### [Short exercise]
Begin with the first line of the material and write out each line exactly, ending with the line that contains "fig = go.Figure()". Pictures are not part of the copy.

### [Given data]
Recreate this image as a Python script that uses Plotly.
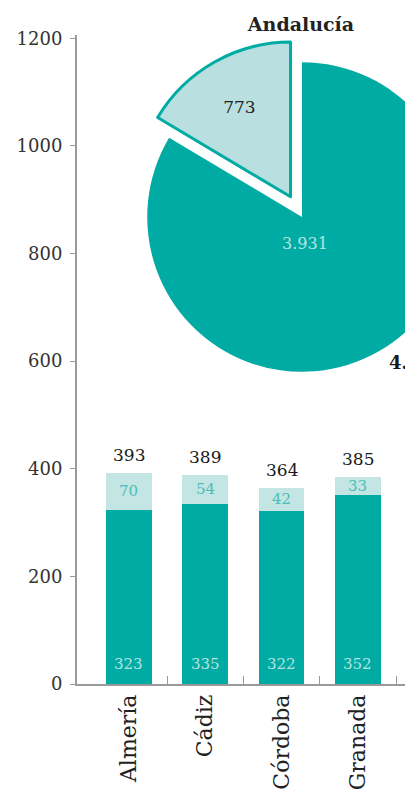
import plotly.graph_objects as go

# ---- data ----
provincias = ["Almería", "Cádiz", "Córdoba", "Granada"]
base_vals = [323, 335, 322, 352]
extra_vals = [70, 54, 42, 33]
pie_labels = ["Resto", "Destacado"]
pie_vals = [3931, 773]
y_ticks = [0, 200, 400, 600, 800, 1000, 1200]
titulo = "Andalucía"

DARK = "#00aba3"
LIGHT_BAR = "#c3e5e4"
LIGHT_PIE = "#b9dfe0"
SERIF = "DejaVu Serif"

W, H = 490, 791
L, T, B, R = 77, 35, 107, 0
PW, PH = W - L - R, H - T - B
XR = [-0.681, -0.681 + PW / 76.3]

def fmt(n):
    return f"{n:,}".replace(",", ".")

fig = go.Figure()

fig.add_trace(go.Bar(
    x=provincias, y=base_vals, marker=dict(color=DARK, line=dict(width=0)),
    hoverinfo="skip", showlegend=False,
))
fig.add_trace(go.Bar(
    x=provincias, y=extra_vals, marker=dict(color=LIGHT_BAR, line=dict(width=0)),
    hoverinfo="skip", showlegend=False,
))
# invisible helper trace for the separator ticks between categories
fig.add_trace(go.Scatter(x=[XR[0]], y=[0], xaxis="x2", mode="markers",
                         marker=dict(opacity=0), hoverinfo="skip", showlegend=False))

fig.add_trace(go.Pie(
    labels=pie_labels, values=pie_vals, sort=False, direction="clockwise", rotation=0,
    pull=[0, 0.15],
    marker=dict(colors=[DARK, LIGHT_PIE], line=dict(color=[DARK, DARK], width=[0, 3])),
    texttemplate=["", fmt(pie_vals[1])], textinfo="text",
    textposition="inside", insidetextorientation="horizontal",
    textfont=dict(family=SERIF, size=17, color="#222222"),
    domain=dict(x=[0.1138, 0.9758], y=[0.4453, 0.9938]),
    showlegend=False, hoverinfo="skip",
))

annotations = []
for p, b, e in zip(provincias, base_vals, extra_vals):
    tot = b + e
    annotations.append(dict(x=p, y=tot, xref="x", yref="y", text=str(tot), showarrow=False,
                            yanchor="bottom", yshift=6,
                            font=dict(family=SERIF, size=17, color="#1a1a1a")))
    annotations.append(dict(x=p, y=b + e / 2, xref="x", yref="y", text=str(e), showarrow=False,
                            yanchor="middle",
                            font=dict(family=SERIF, size=15, color="#4dbdb6")))
    annotations.append(dict(x=p, y=0, xref="x", yref="y", text=str(b), showarrow=False,
                            yanchor="bottom", yshift=9,
                            font=dict(family=SERIF, size=15, color="#b5e3df")))

# label of the large slice, just below the pie centre
annotations.append(dict(x=(305 - L) / PW, y=(H - B - 243) / PH,
                        xref="paper", yref="paper", xanchor="center", yanchor="middle",
                        text=fmt(pie_vals[0]), showarrow=False,
                        font=dict(family=SERIF, size=16, color="#b8e4e0")))
# total of the pie (partly outside the visible frame, as in the original)
annotations.append(dict(x=(387 - L) / PW, y=(H - B - 362) / PH,
                        xref="paper", yref="paper", xanchor="left", yanchor="middle",
                        text=fmt(sum(pie_vals)), showarrow=False,
                        font=dict(family=SERIF, size=18, color="#1a1a1a", weight=700)))

sep_ticks = [i + 0.5 for i in range(len(provincias))]

fig.update_layout(
    width=W, height=H,
    margin=dict(l=L, r=R, t=T, b=B, pad=0),
    paper_bgcolor="white", plot_bgcolor="white",
    barmode="stack", bargap=0.4,
    separators=",.",
    title=dict(text=titulo, x=301 / W, xanchor="center", xref="container",
               y=1 - 24 / H, yanchor="middle", yref="container",
               font=dict(family=SERIF, size=19, color="#222222", weight=700)),
    annotations=annotations,
    xaxis=dict(
        type="category", range=XR,
        showline=True, linecolor="#9a9a9a", linewidth=1.5,
        ticks="",
        tickangle=-90, tickfont=dict(family=SERIF, size=22, color="#222222"),
        showgrid=False, zeroline=False, fixedrange=True,
    ),
    xaxis2=dict(
        overlaying="x", anchor="y", side="bottom", range=XR,
        tickvals=sep_ticks, showticklabels=False,
        ticks="inside", ticklen=8, tickcolor="#9a9a9a", tickwidth=1,
        showline=False, showgrid=False, zeroline=False, fixedrange=True,
    ),
    yaxis=dict(
        range=[0, 1206], tickvals=y_ticks, ticktext=[str(v) for v in y_ticks],
        showline=True, linecolor="#9a9a9a", linewidth=2,
        ticks="outside", ticklen=5, tickcolor="#9a9a9a", tickwidth=1,
        ticklabelstandoff=4,
        tickfont=dict(family=SERIF, size=18, color="#333333"),
        showgrid=False, zeroline=False, fixedrange=True,
    ),
)

fig.write_html("out.html", config={"displayModeBar": False},
               post_script="document.body.style.margin='0';document.body.style.overflow='hidden';"
                           "document.documentElement.style.overflow='hidden';")
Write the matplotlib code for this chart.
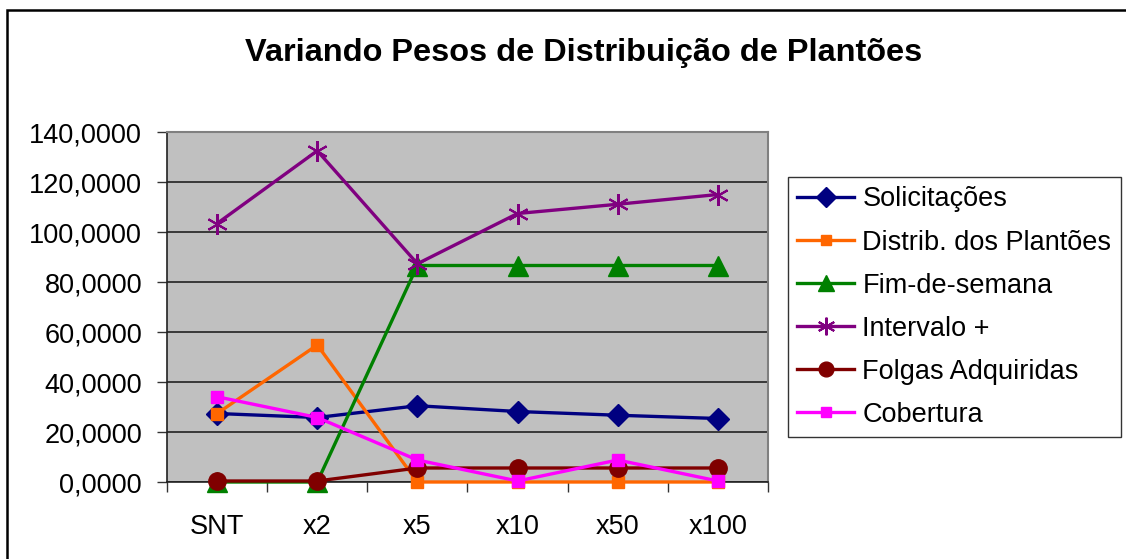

### [Task response]
Recreate this image as a Python script that uses Plotly.
import plotly.graph_objects as go

# ---- data ----
provincias = ["Almería", "Cádiz", "Córdoba", "Granada"]
base_vals = [323, 335, 322, 352]
extra_vals = [70, 54, 42, 33]
pie_labels = ["Resto", "Destacado"]
pie_vals = [3931, 773]
y_ticks = [0, 200, 400, 600, 800, 1000, 1200]
titulo = "Andalucía"

DARK = "#00aba3"
LIGHT_BAR = "#c3e5e4"
LIGHT_PIE = "#b9dfe0"
SERIF = "DejaVu Serif"

W, H = 490, 791
L, T, B, R = 77, 35, 107, 0
PW, PH = W - L - R, H - T - B
XR = [-0.681, -0.681 + PW / 76.3]

def fmt(n):
    return f"{n:,}".replace(",", ".")

fig = go.Figure()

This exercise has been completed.